With this structure in place, the usefulness of Featured Snippets increases and the pricing model is fair. If Google services its user with my information, I get paid. If my information doesn't fully answer the user's question, I don't (Of course, my site might be the one that gets clicked on - so I can earn revenue there.)
Applying this model to news... and everything else.
News is a slightly different model that requires a different approach. With news, we are not answering an explicit question like "how do you boil an egg" but something far wider - what is happening on Planet Earth today?
More direct profit sharing is the most necessary model here. According to some sources, Google made $4.7bn in advertising revenue from traffic based on news searches and news content in 2018 alone, a figure which just a little under what everyone else in the online new industry made put together. Google certainly has the wherewithal to work out which news sources are driving content and driving revenue - shouldn't profits from simply be shared directly with these sources?
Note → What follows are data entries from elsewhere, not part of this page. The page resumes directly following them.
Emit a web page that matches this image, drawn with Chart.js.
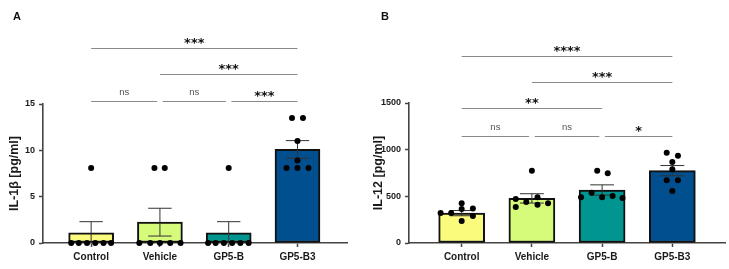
<!DOCTYPE html>
<html>
<head>
<meta charset="utf-8">
<script src="https://cdn.jsdelivr.net/npm/chart.js@4/dist/chart.umd.min.js"></script>
<style>
  body { margin: 0; background: #fff; }
  #wrap { position: relative; width: 729px; height: 269px; overflow: hidden; }
  canvas { position: absolute; top: 0; }
  .panel-label { position: absolute; top: 10px; font: bold 11px "Liberation Sans", Arial, sans-serif; color: #111; }
</style>
</head>
<body>
<div id="wrap">
  <canvas id="chartA" width="364" height="269" style="left:0"></canvas>
  <canvas id="chartB" width="365" height="269" style="left:364px"></canvas>
  <div class="panel-label" style="left:13px">A</div>
  <div class="panel-label" style="left:381px">B</div>
</div>
<script>
const categories = ["Control", "Vehicle", "GP5-B", "GP5-B3"];
const barColors = ["#fafa7d", "#d6fa7a", "#00968f", "#024f8f"];

// panel A: IL-1β
const meansA = [1.1, 2.25, 1.1, 10.1];
const semA = [1.2, 1.5, 1.2, 0.95];
const pointsA = [
  [0, 0, 0, 0, 0, 0, 8.1],
  [0, 0, 0, 0, 0, 8.1, 8.1],
  [0, 0, 0, 0, 0, 0, 8.1],
  [13.5, 13.5, 11.0, 8.9, 8.1, 8.1, 8.1],
];
const jitterA = [
  [-0.29, -0.18, -0.06, 0.06, 0.18, 0.29, 0],
  [-0.3, -0.14, 0, 0.15, 0.3, -0.08, 0.07],
  [-0.3, -0.19, -0.07, 0.05, 0.17, 0.29, 0],
  [-0.08, 0.08, 0, 0, -0.16, 0, 0.16],
];
const yTicksA = [0, 5, 10, 15];
const bracketsA = [
  { from: 0, to: 0.96, y: 15.32, label: "ns" },
  { from: 1.04, to: 1.96, y: 15.32, label: "ns" },
  { from: 2.04, to: 3, y: 15.32, label: "***" },
  { from: 1, to: 3, y: 18.25, label: "***" },
  { from: 0, to: 3, y: 21.04, label: "***" },
];

// panel B: IL-12
const meansB = [320, 478, 568, 775];
const semB = [28, 50, 55, 55];
const pointsB = [
  [425, 322, 322, 365, 370, 290, 235],
  [775, 471, 439, 489, 411, 425, 386],
  [775, 746, 539, 489, 504, 489, 482],
  [968, 936, 868, 789, 671, 671, 557],
];
const jitterB = [
  [0, -0.3, -0.15, 0, 0.16, 0.16, 0],
  [0, -0.23, -0.08, 0.08, 0.08, 0.23, -0.23],
  [-0.07, 0.08, -0.15, 0, 0.15, -0.3, 0.29],
  [-0.08, 0.08, 0, 0, -0.08, 0.08, 0],
];
const yTicksB = [0, 500, 1000, 1500];
const bracketsB = [
  { from: 0, to: 0.96, y: 1146, label: "ns" },
  { from: 1.04, to: 1.96, y: 1146, label: "ns" },
  { from: 2.04, to: 3, y: 1146, label: "*" },
  { from: 0, to: 2, y: 1443, label: "**" },
  { from: 1, to: 3, y: 1728, label: "***" },
  { from: 0, to: 3, y: 2004, label: "****" },
];

const axisColor = "#444";

const errorBars = {
  id: "errorBars",
  beforeDatasetDraw(chart, args, opts) {
    if (args.index !== 1) return;
    const { ctx, scales: { x, y } } = chart;
    ctx.save();
    ctx.strokeStyle = "#333";
    ctx.lineWidth = 1;
    opts.means.forEach((m, i) => {
      const cx = x.getPixelForValue(i);
      const half = x.getPixelForValue(i + 0.17) - cx;
      const top = y.getPixelForValue(m + opts.sem[i]);
      const low = m - opts.sem[i];
      const bot = y.getPixelForValue(Math.max(0, low));
      ctx.beginPath();
      ctx.moveTo(cx, top);
      ctx.lineTo(cx, bot);
      ctx.moveTo(cx - half, top);
      ctx.lineTo(cx + half, top);
      if (low > 0) {
        ctx.moveTo(cx - half, bot);
        ctx.lineTo(cx + half, bot);
      }
      ctx.stroke();
    });
    ctx.restore();
  },
};

const sigBrackets = {
  id: "sigBrackets",
  afterDraw(chart, args, opts) {
    const { ctx, scales: { x, y } } = chart;
    ctx.save();
    opts.items.forEach((b) => {
      const x0 = x.getPixelForValue(b.from);
      const x1 = x.getPixelForValue(b.to);
      const ly = Math.round(y.getPixelForValue(b.y)) + 0.5;
      ctx.strokeStyle = "#8a8a8a";
      ctx.lineWidth = 1;
      ctx.beginPath();
      ctx.moveTo(x0, ly);
      ctx.lineTo(x1, ly);
      ctx.stroke();
      const mid = (x0 + x1) / 2;
      ctx.textAlign = "center";
      ctx.textBaseline = "alphabetic";
      if (b.label === "ns") {
        ctx.font = '9.5px "Liberation Sans", Arial, sans-serif';
        ctx.fillStyle = "#555";
        ctx.fillText(b.label, mid, ly - 6.5);
      } else {
        ctx.font = 'bold 13px "DejaVu Sans", sans-serif';
        ctx.fillStyle = "#111";
        ctx.fillText(b.label, mid, ly - 2);
      }
    });
    ctx.restore();
  },
};

function makeChart(id, o) {
  const bars = categories.map((c, i) => ({ x: i, y: o.means[i] }));
  const dots = [];
  o.points.forEach((vals, i) => {
    vals.forEach((v, k) => dots.push({ x: i + o.jitter[i][k], y: v }));
  });

  return new Chart(document.getElementById(id), {
    type: "bar",
    data: {
      datasets: [
        {
          type: "bar",
          data: bars,
          backgroundColor: barColors,
          borderColor: "#111",
          borderWidth: 2,
          borderSkipped: false,
          barThickness: o.barWidth,
          order: 2,
        },
        {
          type: "scatter",
          data: dots,
          pointRadius: 3,
          pointBackgroundColor: "#000",
          pointBorderWidth: 0,
          clip: false,
          order: 1,
        },
      ],
    },
    options: {
      responsive: false,
      animation: false,
      devicePixelRatio: 1,
      layout: { padding: { top: o.top, right: o.right, bottom: 0, left: 0 } },
      plugins: {
        legend: { display: false },
        tooltip: { enabled: false },
        errorBars: { means: o.means, sem: o.sem },
        sigBrackets: { items: o.brackets },
      },
      scales: {
        x: {
          type: "linear",
          offset: false,
          min: o.xMin,
          max: o.xMax,
          afterBuildTicks: (s) => {
            s.ticks = categories.map((c, i) => ({ value: i }));
          },
          afterFit: (s) => { s.height = 26; },
          border: { display: true, color: axisColor, width: 1.6 },
          grid: { offset: false, drawOnChartArea: false, drawTicks: true, tickLength: 4, tickColor: axisColor, tickWidth: 1.5 },
          ticks: {
            autoSkip: false,
            maxRotation: 0,
            padding: 4,
            color: "#1a1a1a",
            font: { family: '"Liberation Sans", Arial, sans-serif', size: 10, weight: "bold" },
            callback: (v) => categories[v],
          },
        },
        y: {
          min: 0,
          max: o.yTicks[o.yTicks.length - 1],
          afterBuildTicks: (s) => {
            s.ticks = o.yTicks.map((v) => ({ value: v }));
          },
          afterFit: (s) => { s.width = o.yWidth; },
          border: { display: true, color: axisColor, width: 1.6 },
          grid: { drawOnChartArea: false, drawTicks: true, tickLength: 4, tickColor: axisColor, tickWidth: 1.5 },
          ticks: {
            padding: 4,
            color: "#1a1a1a",
            font: { family: '"Liberation Sans", Arial, sans-serif', size: 9, weight: "bold" },
            callback: (v) => String(v),
          },
          title: {
            display: true,
            text: o.yTitle,
            color: "#1a1a1a",
            padding: { top: 7, bottom: 0 },
            font: { family: '"Liberation Sans", Arial, sans-serif', size: 12.5, weight: "bold" },
          },
        },
      },
    },
    plugins: [errorBars, sigBrackets],
  });
}

makeChart("chartA", {
  means: meansA, sem: semA, points: pointsA, jitter: jitterA,
  yTicks: yTicksA, brackets: bracketsA, yTitle: "IL-1β [pg/ml]",
  xMin: -0.7, xMax: 3.72, top: 104, right: 17, yWidth: 43, barWidth: 45,
});

makeChart("chartB", {
  means: meansB, sem: semB, points: pointsB, jitter: jitterB,
  yTicks: yTicksB, brackets: bracketsB, yTitle: "IL-12 [pg/ml]",
  xMin: -0.75, xMax: 3.75, top: 103, right: 2, yWidth: 45, barWidth: 46,
});
</script>
</body>
</html>
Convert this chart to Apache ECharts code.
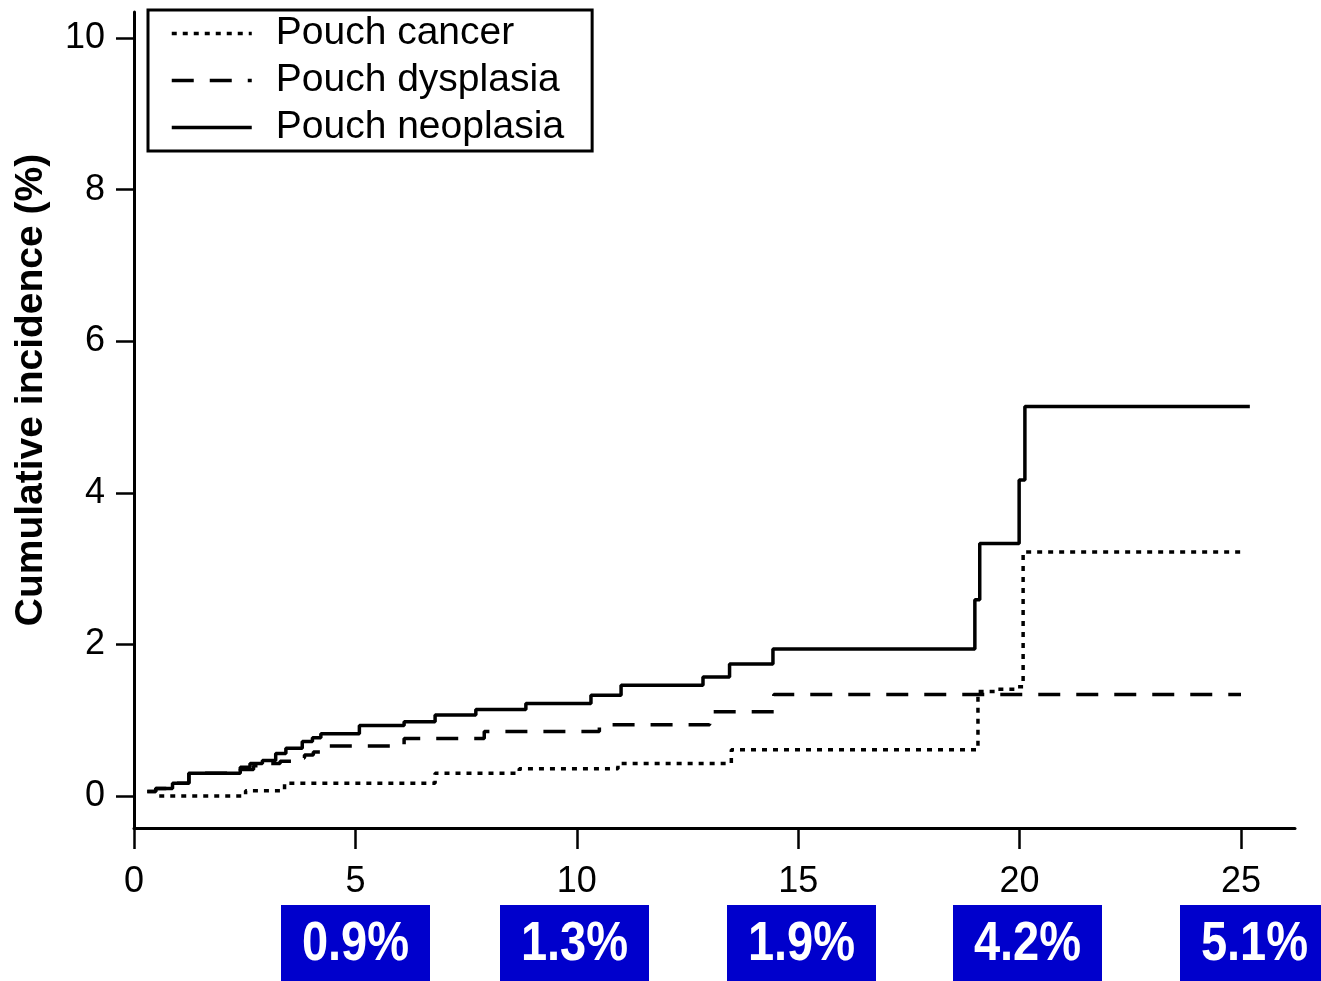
<!DOCTYPE html>
<html>
<head>
<meta charset="utf-8">
<script src="https://cdn.jsdelivr.net/npm/echarts@6/dist/echarts.min.js"></script>
<style>
html,body{margin:0;padding:0;background:#fff;}
#chart{width:1321px;height:981px;}
</style>
</head>
<body>
<div id="chart"></div>
<script>
// ---- data ----
const xTicks = [0, 5, 10, 15, 20, 25];
const yTicks = [0, 2, 4, 6, 8, 10];
const seriesNames = ['Pouch cancer', 'Pouch dysplasia', 'Pouch neoplasia'];
const yAxisTitle = 'Cumulative incidence (%)';

// step points: time (years) where value jumps, value after jump (%)
const cancerX = [0.57, 2.52, 3.40, 6.80, 8.70, 10.93, 13.49, 19.06, 19.50, 19.90, 20.08, 25.0];
const cancerY = [0.00, 0.07, 0.17, 0.30, 0.36, 0.43, 0.61, 1.38, 1.41, 1.44, 3.22, 3.22];

const dysplasiaX = [0.30, 0.49, 0.87, 1.24, 2.40, 2.70, 3.00, 3.30, 3.60, 3.85, 4.05, 4.30, 6.10, 7.91, 10.51, 13.00, 14.45, 25.0];
const dysplasiaY = [0.06, 0.10, 0.17, 0.30, 0.35, 0.40, 0.43, 0.46, 0.50, 0.54, 0.58, 0.66, 0.76, 0.85, 0.94, 1.11, 1.34, 1.34];

const neoplasiaX = [0.30, 0.49, 0.87, 1.24, 2.40, 2.62, 2.90, 3.20, 3.43, 3.80, 4.03, 4.22, 5.09, 6.10, 6.80, 7.72, 8.85, 10.32, 11.00, 12.85, 13.45, 14.43, 18.99, 19.10, 19.99, 20.12, 25.2];
const neoplasiaY = [0.06, 0.10, 0.17, 0.30, 0.38, 0.43, 0.47, 0.56, 0.63, 0.72, 0.77, 0.82, 0.93, 0.98, 1.07, 1.14, 1.22, 1.33, 1.46, 1.57, 1.74, 1.94, 2.59, 3.33, 4.17, 5.14, 5.14];

const boxLabels = ['0.9%', '1.3%', '1.9%', '4.2%', '5.1%'];

// ---- chart ----
const pair = (xs, ys) => xs.map((x, i) => [x, ys[i]]);
const FONT = "'Liberation Sans', Arial, Helvetica, sans-serif";
const chart = echarts.init(document.getElementById('chart'), null, {renderer: 'canvas'});

const boxLefts = [281, 500, 727, 953, 1180];
const graphics = [{
  type: 'text',
  x: 31, y: 390,
  rotation: Math.PI / 2,
  style: {
    text: yAxisTitle, font: 'bold 39px ' + FONT, fill: '#000',
    align: 'center', verticalAlign: 'middle'
  }
}];
boxLabels.forEach((t, i) => {
  graphics.push({
    type: 'rect', x: boxLefts[i], y: 905,
    shape: {width: 149, height: 80},
    style: {fill: '#0000CC'}
  });
  graphics.push({
    type: 'text', x: boxLefts[i] + 74.5, y: 945,
    scaleX: 0.84,
    style: {
      text: t, font: 'bold 56px ' + FONT,
      fill: '#fff', align: 'center', verticalAlign: 'middle'
    }
  });
});

const lineStyles = [
  {color: '#000', width: 3.5, type: [5, 6]},
  {color: '#000', width: 3.5, type: [22, 16]},
  {color: '#000', width: 3.5, type: 'solid'}
];
const dataSets = [pair(cancerX, cancerY), pair(dysplasiaX, dysplasiaY), pair(neoplasiaX, neoplasiaY)];

chart.setOption({
  animation: false,
  backgroundColor: '#fff',
  grid: {left: 134, right: 26, top: 12, bottom: 153, containLabel: false},
  xAxis: {
    type: 'value', min: 0, max: 26.22,
    axisLine: {show: true, onZero: false, lineStyle: {color: '#000', width: 3}},
    axisTick: {show: true, length: 21, lineStyle: {color: '#000', width: 2.5}, customValues: xTicks},
    axisLabel: {show: true, margin: 36, color: '#000', fontSize: 36, fontFamily: FONT, customValues: xTicks},
    splitLine: {show: false}
  },
  yAxis: {
    type: 'value', min: -0.422, max: 10.343,
    axisLine: {show: true, onZero: false, lineStyle: {color: '#000', width: 3}},
    axisTick: {show: true, length: 18, lineStyle: {color: '#000', width: 2.5}, customValues: yTicks},
    axisLabel: {show: true, margin: 29, color: '#000', fontSize: 36, fontFamily: FONT, customValues: yTicks},
    splitLine: {show: false}
  },
  legend: {
    orient: 'vertical', left: 148, top: 10,
    padding: [0, 28, 0, 22], itemGap: 0,
    itemWidth: 80, itemHeight: 20,
    borderColor: '#000', borderWidth: 3,
    textStyle: {fontSize: 39, lineHeight: 47, color: '#000', fontFamily: FONT, padding: [0, 0, 0, 19]},
    data: seriesNames.map((n, i) => ({
      name: n, lineStyle: lineStyles[i],
      itemStyle: {opacity: 0, borderWidth: 0}
    }))
  },
  graphic: graphics,
  series: seriesNames.map((n, i) => ({
    name: n, type: 'line', step: 'end',
    data: dataSets[i], symbol: 'none', showSymbol: false,
    lineStyle: lineStyles[i], itemStyle: {color: '#000'},
    z: i + 2, silent: true
  }))
});
</script>
</body>
</html>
Of course, it's possible that this model is applicable far beyond the remit of just news. I don't search on Google for information because Google has that information - I'm searching on Google because its the best available gateway to information other people have. When Google provides nothing more than a link to that content, that's perfect - it's down to individual sites to monetise (or not) however they chose to. Things go wrong when Google takes content from publishers and uses it to generate revenue for itself and itself alone.
What do you think? Is it time to re balance the way in which content is monetised online or do Google provide such a vital service we should all just be pleased to be there?